One more thing: remember to keep a record of the people you connect with and the details of what you have learned from them as this information might help you in the future.

💡 Tips on getting organized

Creating three spreadsheets with the following titles may help you keep track of the people you have already met, and the people you would like to meet in the future:

  • Directory - Note down the people you have met or spoken to, the date and the occasion, highlights of your conversation and required follow up actions. For example, sending out a thank you note or asking for an introduction or referral.
  • 100 Questions - Jot down any questions you might have with regards to your startup idea and categorize them. Make a habit of selecting suitable questions to ask whomever you come across that might be able to answer them, and write down their answers.
  • People I would love to meet - Keep this list updated and carry it with you everywhere. If a networking meeting goes well, ask the people with whom you are connecting with if they know any of the people on your list. If so, ask for an introduction.

💡 Preparing to partner with a technical cofounder

As a non-technical entrepreneur, there are a few things that you can do before and during the process of finding a cofounder to prepare yourself for a potential partnership.

Prototype your mobile application

For founders looking to start a B2C business, building a mobile app can help to communicate your envisioned product to potential cofounders, early users or investors and give your idea more credibility.

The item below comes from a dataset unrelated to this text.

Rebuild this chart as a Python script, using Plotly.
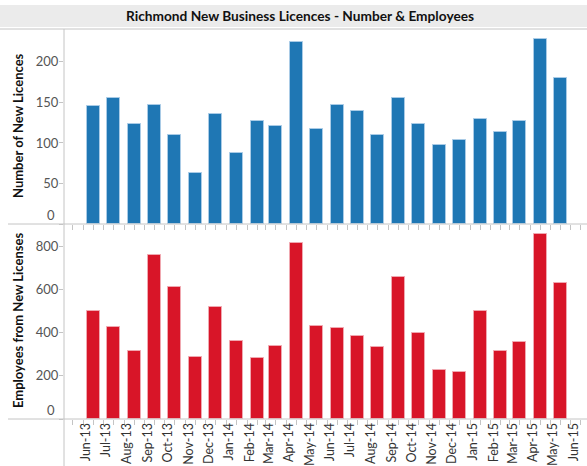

Before discussing your plans for a mobile app with a UI designer or developer, it helps to present a concrete concept in wireframe (a skeleton plan of your mobile design layout or a visual representation of the interface that uses different shape representations). This can also help you to save money.

Remember to keep a record of the people you connect with and the details of what you learn from them. This info might help you in the future.

Matt Warcholinski, COO of Brainhub, has shared tips on various mediums when it comes to prototyping a mobile app for those who aren’t designers.

Build your technology knowledge and credibility

As a non-technical founder, it’s a good idea to try and build up your technical skills that may come in handy when you start to develop your product.

  • Computer Science 101 by Stanford School of Engineering is a free online course designed to help people learn at their own pace.
  • Codecademy is a free, beginner-friendly tool to help kickstart your entry into coding. It enables you to learn the syntax of up to twelve programming languages interactively through your own web browser, without the usual complications of installing software on your computer. Coders can also receive support and engage in discussions via its forum.

Photo: Robin Worrall/Unsplash

Create traction for your business idea

When you are approaching a cofounder with your business idea, you need to provide a proof of concept. This can be as basic as showing them a mailing list or a Facebook group that demonstrates that your business hypothesis has been validated and that there’s a demand for your product or service.

Assuming you want experienced and top notch developers to help build your company, you need to give them compelling reasons to do so. Remember that you will be competing for their attention with tech behemoths like Google, or fashion e-commerce retailers like Zalando.

Take stock of your core values, strengths and weaknesses

Begin by writing down your core values. What do you stand for or what do you want to stand for? (e.g. transparency, integrity, humility)

Commit yourself to these values in every big and small decision you make. Your startup will be operating based on you and your team’s values, whether you like it or not. Regardless of a company’s mission statement and its focus, its principles start from the top.

It’s also important to identify what you as a leader bring to the table. What are your qualities? (e.g. persistence, optimism, focus) What specific skills do you have? (e.g. selling, financial modeling, networking, UX design)

This will help a potential cofounder understand you as a professional and envision what role they could take in your entrepreneurial journey.